Town officials, local merchants and other community leaders have all had their turn during the last couple of years to weigh in with ideas for revitalizing downtown Westport. On Tuesday, more than 20 eighth-grade students at Coleytown Middle School raised their hands to join the conversation.

The product of a new curriculum initiative called the "Eighth Grade Odyssey," the students devoted a full week of classes last month to researching and drafting group proposals for remaking Westport's town center. Approximately 40 groups -- totaling about 200 students -- ­participated in the project. Just five teams, however, were selected by Coleytown Middle School faculty to make multimedia presentations in the school's auditorium to a panel of town officials that included Selectman Shelly Kassen and Planning and Zoning Department Director Larry Bradley.

"Our goal is to make a more interesting and interactive downtown for all ages using walkways, festivals, restaurants and activities," said student Michael Mathis.

Mirroring many town leaders' calls for more vibrant downtown nightlife, his group's plan envisioned a series of new dining establishments on the Saugatuck River as well as repaving Main Street to encourage more pedestrian traffic.

Other groups focused on upgrading aesthetics of the town center through landscaping improvements such as planting more greenery by the river and hanging flower pots on street lamps.

"Items like flowers, benches, trees and grass will give downtown Westport a sense of community and belonging," said Jamie Tanzer.

Projecting plenty of youthful optimism, students took on some of the downtown's seemingly most intractable challenges.
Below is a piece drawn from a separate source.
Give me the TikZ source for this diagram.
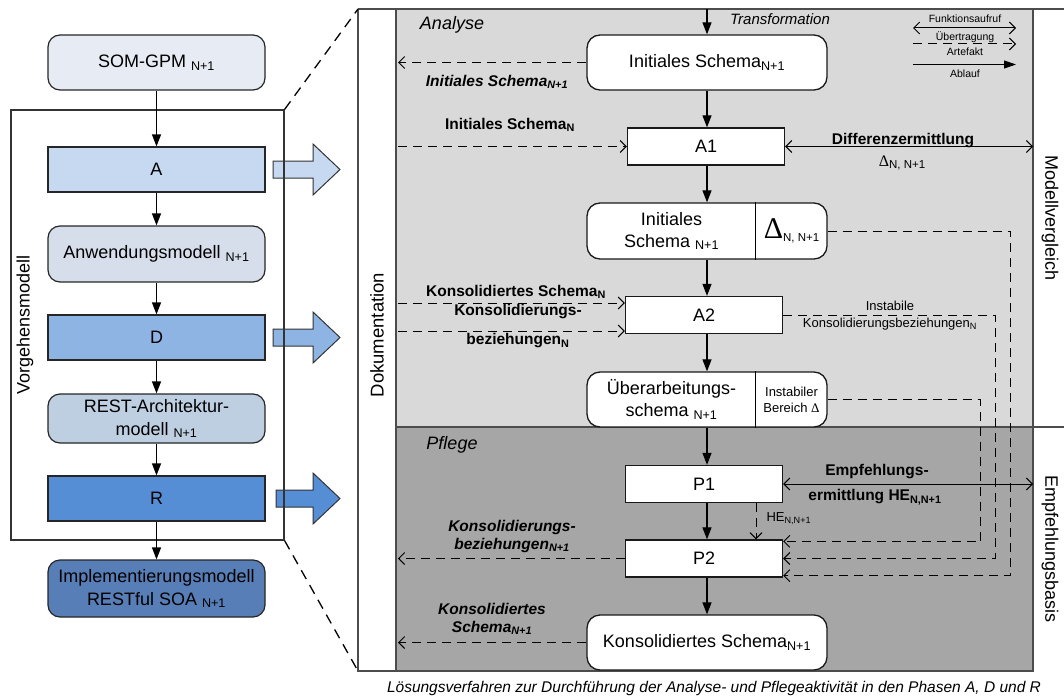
\documentclass[tikz,border=0pt]{standalone}
\usepackage{fontspec}
\setmainfont{Liberation Sans}
\newfontfamily\deltafont{Liberation Serif}
\usepackage{xcolor}
\usepackage{tikz}
\usetikzlibrary{positioning,calc,arrows.meta}

\definecolor{somfill}{HTML}{E7ECF4}
\definecolor{afill}{HTML}{C6D9F1}
\definecolor{anwfill}{HTML}{D5DEEA}
\definecolor{dfill}{HTML}{8EB4E3}
\definecolor{restfill}{HTML}{BFCFE2}
\definecolor{rfill}{HTML}{558ED5}
\definecolor{implfill}{HTML}{577EB6}
\definecolor{anafill}{HTML}{D9D9D9}
\definecolor{pflfill}{HTML}{A6A6A6}

\newcommand{\sbs}[1]{\textsubscript{#1}}
\newcommand{\dlt}{{\deltafont Δ}}

\tikzset{
  lbox/.style={draw=black!85, line width=1.2pt, minimum width=217, minimum height=45,
    align=center, font=\fontsize{18}{23}\selectfont},
  lround/.style={lbox, rounded corners=12pt},
  rbox/.style={draw=black!90, fill=white, line width=1.3pt, minimum width=157, minimum height=37,
    align=center, font=\fontsize{18}{23}\selectfont},
  rround/.style={rbox, rounded corners=13pt, minimum width=240, minimum height=55},
  flow/.style={-{Triangle[length=12pt,width=9pt]}, line width=1.2pt},
  artefact/.style={dash pattern=on 9pt off 6pt, -{Straight Barb[length=6pt,width=12pt]}, line width=1pt},
  call/.style={{Straight Barb[length=6pt,width=12pt]}-{Straight Barb[length=6pt,width=12pt]}, line width=1pt},
  panel/.style={draw=black!70, line width=1.2pt},
  blockarrow/.style={draw=black!80, line width=1pt},
  boldlbl/.style={font=\fontsize{15.5}{18}\selectfont\bfseries, align=center},
  italbl/.style={font=\fontsize{15.5}{18}\selectfont\bfseries\itshape, align=center},
  smalllbl/.style={font=\fontsize{13}{16}\selectfont, align=center},
  leglbl/.style={font=\fontsize{10.5}{12}\selectfont},
}

\begin{document}
\begin{tikzpicture}[x=1pt, y=-1pt, font=\fontsize{18}{22}\selectfont]
  \useasboundingbox (0,0) rectangle (1064,698);

  % Block arrows into the detail panel
  \foreach \yy/\cc/\xs in {169.5/afill/273, 337.5/dfill/273, 498.5/rfill/276}
    \draw[blockarrow, fill=\cc] (\xs,\yy-8.5) -- (313,\yy-8.5) -- (313,\yy-25.5) -- (340,\yy)
      -- (313,\yy+25.5) -- (313,\yy+8.5) -- (\xs,\yy+8.5) -- cycle;

  % Vorgehensmodell
  \node[draw=black!80, line width=1.2pt, minimum width=273, minimum height=430] (vm) at (147.5,325) {};
  \node[rotate=90, font=\fontsize{18}{22}\selectfont] (vmlbl) at (25,325) {Vorgehensmodell};

  \node[lround, fill=somfill, minimum height=55] (som) at (156.5,62.5) {SOM-GPM \sbs{N+1}};
  \node[lbox, fill=afill] (pa) at (156.5,169.5) {A};
  \node[lround, fill=anwfill, minimum height=56] (anw) at (156.5,254) {Anwendungsmodell \sbs{N+1}};
  \node[lbox, fill=dfill] (pd) at (156.5,337.5) {D};
  \node[lround, fill=restfill, minimum height=49] (rest) at (156.5,418.5) {REST-Architektur-\\modell \sbs{N+1}};
  \node[lbox, fill=rfill] (pr) at (156.5,498.5) {R};
  \node[lround, fill=implfill, minimum height=57] (impl) at (156.5,588.5) {Implementierungsmodell\\RESTful SOA \sbs{N+1}};

  \foreach \a/\b in {som/pa, pa/anw, anw/pd, pd/rest, rest/pr, pr/impl}
    \draw[flow] (\a) -- (\b);

  % Panel backgrounds and frame
  \fill[anafill] (396,9) rectangle (1033,427);
  \fill[pflfill] (396,427) rectangle (1033,671);
  \coordinate (ptl) at (358,9);
  \coordinate (pbl) at (358,671);
  \draw[panel] (ptl) -- (1064,9);
  \draw[panel] (ptl) -- (pbl) -- (1033,671) -- (1033,9);
  \draw[panel] (396,9) -- (396,671);
  \draw[panel] (396,427) -- (1064,427);

  % Zoom lines
  \draw[line width=1.3pt, dash pattern=on 10pt off 7pt] (vm.north east) -- (ptl);
  \draw[line width=1.3pt, dash pattern=on 10pt off 7pt] (vm.south east) -- (pbl);

  % Column and phase labels
  \node[rotate=90, font=\fontsize{18.5}{22}\selectfont] (doku) at (377,335) {Dokumentation};
  \node[rotate=-90, font=\fontsize{18}{22}\selectfont] (mvgl) at (1050,218) {Modellvergleich};
  \node[rotate=-90, font=\fontsize{18}{22}\selectfont] (empb) at (1050,549) {Empfehlungsbasis};
  \node[font=\fontsize{18}{22}\selectfont\itshape] (ana) at (452,25) {Analyse};
  \node[font=\fontsize{18}{22}\selectfont\itshape] (pfl) at (452,445) {Pflege};

  % Main chain
  \coordinate (trans) at (707,9);
  \node[font=\fontsize{15}{18}\selectfont\itshape] (translbl) at (780,19) {Transformation};
  \node[rround] (isn) at (707,62.5) {Initiales Schema\sbs{N+1}};
  \node[rbox] (a1) at (706,146.5) {A1};
  \node[rround, minimum height=56] (isd) at (707,231) {};
  \draw[line width=1.2pt] ([xshift=169pt]isd.north west) -- ([xshift=169pt]isd.south west);
  \node[align=center] (isdl) at (671.5,231) {Initiales\\Schema \sbs{N+1}};
  \node (isdr) at (791.5,231) {{\fontsize{30}{30}\selectfont\dlt}\raisebox{-3pt}{\fontsize{11.5}{13}\selectfont N, N+1}};
  \node[rbox] (a2) at (704,315) {A2};
  \node[rround] (ueb) at (707,399.5) {};
  \draw[line width=1.2pt] ([xshift=169pt]ueb.north west) -- ([xshift=169pt]ueb.south west);
  \node[align=center] (uebl) at (671.5,399.5) {Überarbeitungs-\\schema \sbs{N+1}};
  \node[smalllbl] (uebr) at (791.5,399.5) {Instabiler\\Bereich \dlt};
  \node[rbox] (p1) at (704,484) {P1};
  \node[rbox] (p2) at (704,558.5) {P2};
  \node[rround] (ks) at (707,642.5) {Konsolidiertes Schema\sbs{N+1}};

  \draw[flow] (trans) -- (isn.north);
  \foreach \a/\b in {isn/a1, a1/isd, isd/a2, a2/ueb, ueb/p1, p1/p2, p2/ks}
    \draw[flow] (isn.south |- \a.south) -- (isn.south |- \b.north);

  % Artefacts from and to the documentation
  \coordinate (doc) at (398,0);
  \draw[artefact] (isn.west) -- (isn.west -| doc);
  \node[italbl] (l1) at (497,82) {Initiales Schema\sbs{N+1}};
  \draw[artefact] (a1.west -| doc) -- (a1.west);
  \node[boldlbl] (l2) at (510,125) {Initiales Schema\sbs{N}};
  \draw[artefact] ([yshift=12pt]a2.west -| doc) -- ([yshift=12pt]a2.west);
  \node[boldlbl] (l3) at (516,292) {Konsolidiertes Schema\sbs{N}};
  \draw[artefact] ([yshift=-16pt]a2.west -| doc) -- ([yshift=-16pt]a2.west);
  \node[boldlbl] (l4a) at (518,312) {Konsolidierungs-};
  \node[boldlbl] (l4b) at (518,341) {beziehungen\sbs{N}};
  \draw[artefact] (p2.west) -- (p2.west -| doc);
  \node[italbl] (l5) at (512,536) {Konsolidierungs-\\beziehungen\sbs{N+1}};
  \draw[artefact] (ks.west) -- (ks.west -| doc);
  \node[italbl] (l6) at (492,619) {Konsolidiertes\\Schema\sbs{N+1}};

  % Function calls to the right column
  \coordinate (rcol) at (1033,0);
  \draw[call] (a1.east) -- (a1.east -| rcol);
  \node[boldlbl] (l7) at (903,141) {Differenzermittlung};
  \node (l8) at (902,163) {{\fontsize{16}{18}\selectfont\dlt}\raisebox{-2pt}{\fontsize{11.5}{13}\selectfont N, N+1}};
  \draw[call] (p1.east) -- (p1.east -| rcol);
  \node[boldlbl] (l9a) at (877,472) {Empfehlungs-};
  \node[boldlbl] (l9b) at (875,497) {ermittlung HE\sbs{N,N+1}};

  % Artefacts into P2
  \draw[artefact] (isd.east) -- ++(183,0) |- ([yshift=2pt]p2.south east);
  \draw[artefact] (a2.east) -- ++(212,0) |- (p2.east);
  \node[smalllbl] (l10a) at (890,306) {Instabile};
  \node[smalllbl] (l10b) at (890,324) {Konsolidierungsbeziehungen\sbs{N}};
  \draw[artefact] (ueb.east) -- ++(153,0) |- ([yshift=-2pt]p2.north east);
  \draw[artefact] ([xshift=52pt]p1.south) -- ([xshift=52pt]p2.north);
  \node[smalllbl, anchor=west] (l11) at (763,519) {HE\sbs{N,N+1}};

  % Legend
  \coordinate (lg1) at (913,28);
  \coordinate (lg2) at (913,44);
  \coordinate (lg3) at (913,64.5);
  \draw[call] (lg1) -- ++(103,0);
  \node[leglbl] (lgt1) at (965,19) {Funktionsaufruf};
  \draw[artefact] (lg2) -- ++(103,0);
  \node[leglbl] (lgt2) at (965,37) {Übertragung};
  \node[leglbl] (lgt3) at (965,52) {Artefakt};
  \draw[line width=1pt, -{Triangle[length=12pt,width=8pt]}] (lg3) -- ++(103,0);
  \node[leglbl] (lgt4) at (965,74) {Ablauf};

  % Caption
  \node[font=\fontsize{15.5}{18}\selectfont\itshape] (caption) at (714,688)
    {Lösungsverfahren zur Durchführung der Analyse- und Pflegeaktivität in den Phasen A, D und R};
\end{tikzpicture}
\end{document}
One team, for example, proposed the building of a teen entertainment complex to reinvigorate the west bank of the Saugatuck River, a section of the downtown that has struggled for years to economically coalesce with the rest of Westport's town center.

"If you were driving in downtown Westport on Saturday night, you would be able to see groups of friends and families walking from building to building," said Scott Percoriello. "Everyone would have something to do."
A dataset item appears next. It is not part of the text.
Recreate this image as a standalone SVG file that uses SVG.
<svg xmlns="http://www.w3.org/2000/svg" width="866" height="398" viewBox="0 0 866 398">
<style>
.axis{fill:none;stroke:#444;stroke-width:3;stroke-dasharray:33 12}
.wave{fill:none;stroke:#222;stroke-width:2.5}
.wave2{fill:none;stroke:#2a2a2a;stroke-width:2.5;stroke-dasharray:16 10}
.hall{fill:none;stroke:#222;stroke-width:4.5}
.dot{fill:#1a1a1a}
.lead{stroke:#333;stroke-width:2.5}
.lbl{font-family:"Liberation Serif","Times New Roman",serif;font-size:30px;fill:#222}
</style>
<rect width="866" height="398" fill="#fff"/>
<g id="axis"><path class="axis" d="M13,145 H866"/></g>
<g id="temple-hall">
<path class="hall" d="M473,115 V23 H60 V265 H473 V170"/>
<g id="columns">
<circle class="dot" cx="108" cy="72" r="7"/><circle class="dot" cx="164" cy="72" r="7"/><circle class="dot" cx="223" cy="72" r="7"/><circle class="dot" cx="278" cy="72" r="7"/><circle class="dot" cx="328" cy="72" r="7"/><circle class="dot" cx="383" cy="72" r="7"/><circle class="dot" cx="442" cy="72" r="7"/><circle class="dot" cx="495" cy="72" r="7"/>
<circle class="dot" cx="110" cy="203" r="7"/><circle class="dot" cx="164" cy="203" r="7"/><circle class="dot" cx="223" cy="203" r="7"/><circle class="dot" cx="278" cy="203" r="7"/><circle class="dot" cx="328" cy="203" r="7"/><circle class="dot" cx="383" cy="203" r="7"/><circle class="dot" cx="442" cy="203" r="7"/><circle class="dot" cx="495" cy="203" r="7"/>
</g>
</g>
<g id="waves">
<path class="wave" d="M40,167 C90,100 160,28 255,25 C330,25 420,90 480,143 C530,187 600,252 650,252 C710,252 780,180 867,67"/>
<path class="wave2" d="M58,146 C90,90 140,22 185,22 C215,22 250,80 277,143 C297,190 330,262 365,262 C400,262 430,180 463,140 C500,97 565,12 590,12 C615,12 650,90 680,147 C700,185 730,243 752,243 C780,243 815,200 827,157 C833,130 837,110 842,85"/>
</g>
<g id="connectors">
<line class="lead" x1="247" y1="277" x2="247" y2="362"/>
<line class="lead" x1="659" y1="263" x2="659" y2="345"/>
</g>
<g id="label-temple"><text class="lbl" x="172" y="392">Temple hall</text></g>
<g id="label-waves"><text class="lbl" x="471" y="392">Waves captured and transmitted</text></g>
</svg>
Other proposals included a community movie theater, a renovated and expanded riverside boardwalk, and a mini-bus service to ferry shoppers from the Imperial Avenue commuter parking lot to the downtown. Groups also recommended new attractions targeted towards local youth such as a mini-golf course and an outdoor basketball court.
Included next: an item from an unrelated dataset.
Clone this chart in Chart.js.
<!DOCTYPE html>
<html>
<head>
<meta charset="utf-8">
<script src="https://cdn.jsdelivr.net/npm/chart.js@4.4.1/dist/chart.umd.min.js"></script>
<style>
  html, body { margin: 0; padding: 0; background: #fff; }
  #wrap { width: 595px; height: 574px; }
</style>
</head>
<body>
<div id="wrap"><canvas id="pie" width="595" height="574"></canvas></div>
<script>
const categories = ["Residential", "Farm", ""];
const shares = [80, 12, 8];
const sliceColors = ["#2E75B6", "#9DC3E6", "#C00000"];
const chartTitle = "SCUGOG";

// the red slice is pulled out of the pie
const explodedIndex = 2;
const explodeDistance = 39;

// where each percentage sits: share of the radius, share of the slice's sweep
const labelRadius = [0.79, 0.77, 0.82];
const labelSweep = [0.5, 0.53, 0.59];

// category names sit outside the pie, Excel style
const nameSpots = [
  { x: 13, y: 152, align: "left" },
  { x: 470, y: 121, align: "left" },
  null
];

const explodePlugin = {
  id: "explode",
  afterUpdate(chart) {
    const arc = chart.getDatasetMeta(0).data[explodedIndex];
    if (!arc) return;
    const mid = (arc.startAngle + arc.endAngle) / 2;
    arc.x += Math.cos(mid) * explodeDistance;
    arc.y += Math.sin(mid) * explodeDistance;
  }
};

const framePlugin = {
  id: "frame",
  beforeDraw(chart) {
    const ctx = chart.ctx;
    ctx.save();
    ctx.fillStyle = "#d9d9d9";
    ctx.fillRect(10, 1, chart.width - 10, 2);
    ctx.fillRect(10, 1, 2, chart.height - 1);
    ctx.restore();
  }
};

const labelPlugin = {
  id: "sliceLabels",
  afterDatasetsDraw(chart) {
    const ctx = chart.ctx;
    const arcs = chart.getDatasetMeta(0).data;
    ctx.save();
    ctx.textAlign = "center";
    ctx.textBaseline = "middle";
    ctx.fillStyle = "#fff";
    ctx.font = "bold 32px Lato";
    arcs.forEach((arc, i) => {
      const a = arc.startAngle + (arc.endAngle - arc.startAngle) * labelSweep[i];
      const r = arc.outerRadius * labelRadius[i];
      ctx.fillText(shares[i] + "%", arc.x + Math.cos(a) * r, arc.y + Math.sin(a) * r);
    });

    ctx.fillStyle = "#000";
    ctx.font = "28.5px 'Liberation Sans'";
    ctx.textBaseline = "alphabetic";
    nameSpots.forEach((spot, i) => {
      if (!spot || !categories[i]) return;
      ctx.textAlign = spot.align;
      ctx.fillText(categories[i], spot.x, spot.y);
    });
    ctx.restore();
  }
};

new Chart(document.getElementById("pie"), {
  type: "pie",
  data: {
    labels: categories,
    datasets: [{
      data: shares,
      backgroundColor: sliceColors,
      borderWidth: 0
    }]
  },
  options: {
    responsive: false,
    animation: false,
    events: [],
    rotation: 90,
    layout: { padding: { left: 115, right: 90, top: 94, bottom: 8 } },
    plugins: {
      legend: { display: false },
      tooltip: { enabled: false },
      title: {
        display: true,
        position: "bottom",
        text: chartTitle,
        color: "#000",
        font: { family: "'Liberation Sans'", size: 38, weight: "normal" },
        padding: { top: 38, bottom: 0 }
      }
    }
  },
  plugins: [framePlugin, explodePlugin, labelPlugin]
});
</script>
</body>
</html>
Students, however, grounded their ambitious proposals in real-world scenarios. After canvassing Town Hall officials and local business leaders, they calculated cost projections for their plans. Expected expenditures ranged from approximately $20,000 for landscaping projects to several million dollars for new parking facilities.

The Odyssey project coincides with new efforts at Town Hall to push forward downtown revitalization. Kassen told the Westport News that a panel of town officials, the Downtown Plan Subcommittee, is transitioning into a citizens group that will carry forward proposals presented last year by the Subcommittee to enliven Westport's town center.

But the group will also study the students' proposals, Kassen said.

"Looking at downtown in a number of ways is certainly a high priority," she said. "We'll certainly take back some of their ideas."

Bradley added that the students' plans warranted consideration based on their creativity and practicality.

"The fact that they're uninhibited by budgets and by permits and that it's just free thinking is great," he said. "I think these ideas could be implemented. It's just going to take exploring each one individually."